Thanks David, I appreciate your response.
Actually, I have found the same inconsistency in 2010 practice exam and maybe more in other years, so since 2010 GARP are publishing wrong questions.
How many candidates failed FRM because of these questions? Remember that FRM practice questions are old real exams !!!
Finally, one more way to calculate component VaR contribution=(Beta*weight * Portfolio VaR), then you can calculate Marginal VaR by dividing CVaR over position value. In the example above and using correct Betas, Component Contribution of HIJ = 1.337 * 140/300 = 62.3%, the CVaR = 62.3%* 67.62 = 42.19, MVaR = 42.18/140 = 0.30.

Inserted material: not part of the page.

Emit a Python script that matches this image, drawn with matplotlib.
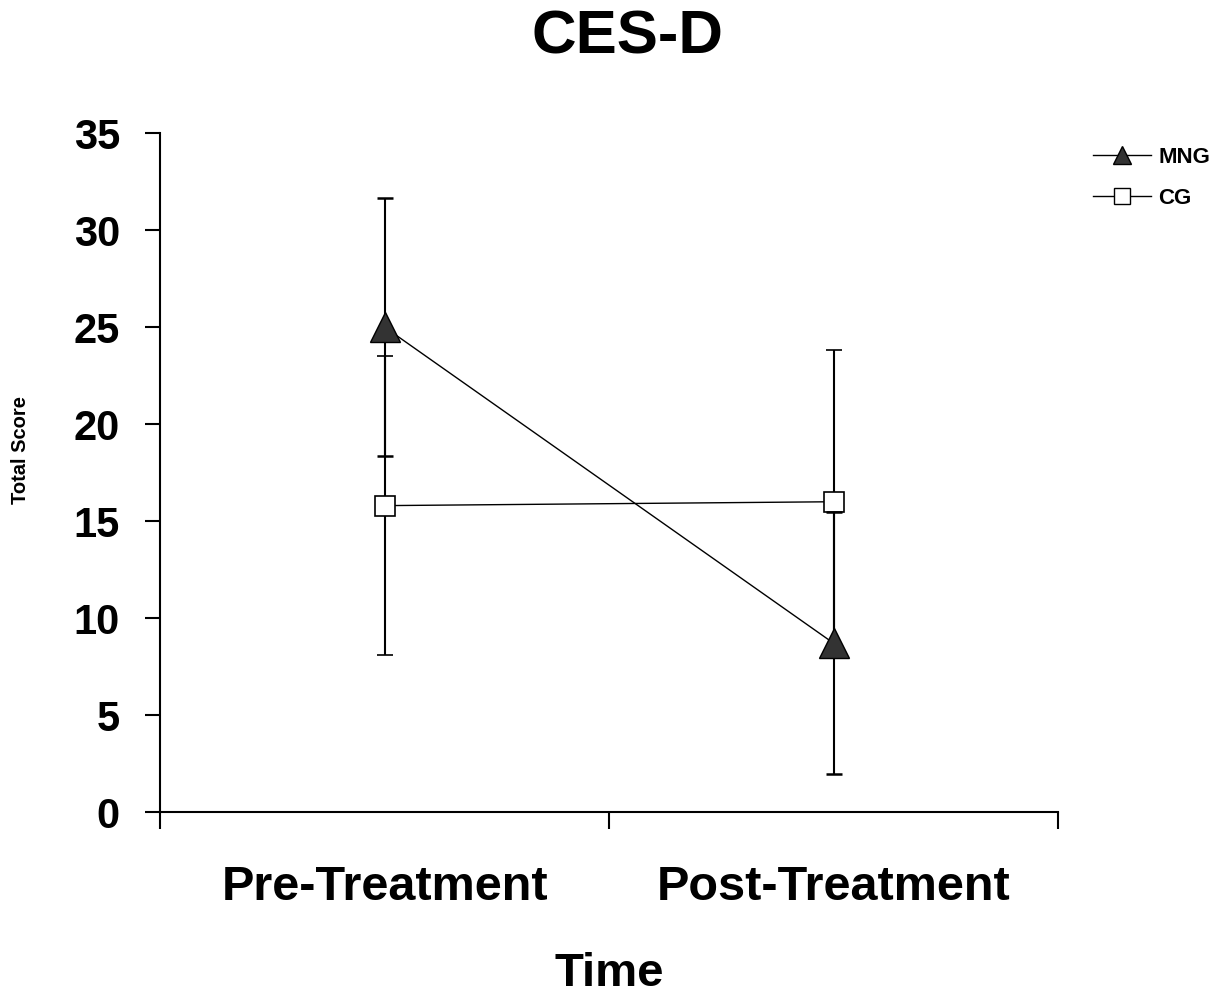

It is easier to start with Beta ...

Jamal
 

David Harper CFA FRM

David Harper CFA FRM
Staff member
Subscriber
#42
Hi Jamal (@GARP2015 ) Yes, exactly, believe you me that I am very unhappy :mad: about the low standard that has historically been employed on the portfolio VaR questions; I have supplied GARP with the correct approach to internal consistency many many times. It is very disappointing to me personally, especially given that it takes hard work to master these concepts. Candidates, who invest significantly their time and money, deserve correctly specified questions.

In regard to your alternative approach, yes, I do agree! You will note that my spreadsheet contains three approaches to Component VaR, the first approach is "Component VaR = marginal VaR * Position" and the second approach is "Component VaR = Portfolio VaR * position weight (wi) * beta (i,P)." So that's consistent with your approach above. Thank you!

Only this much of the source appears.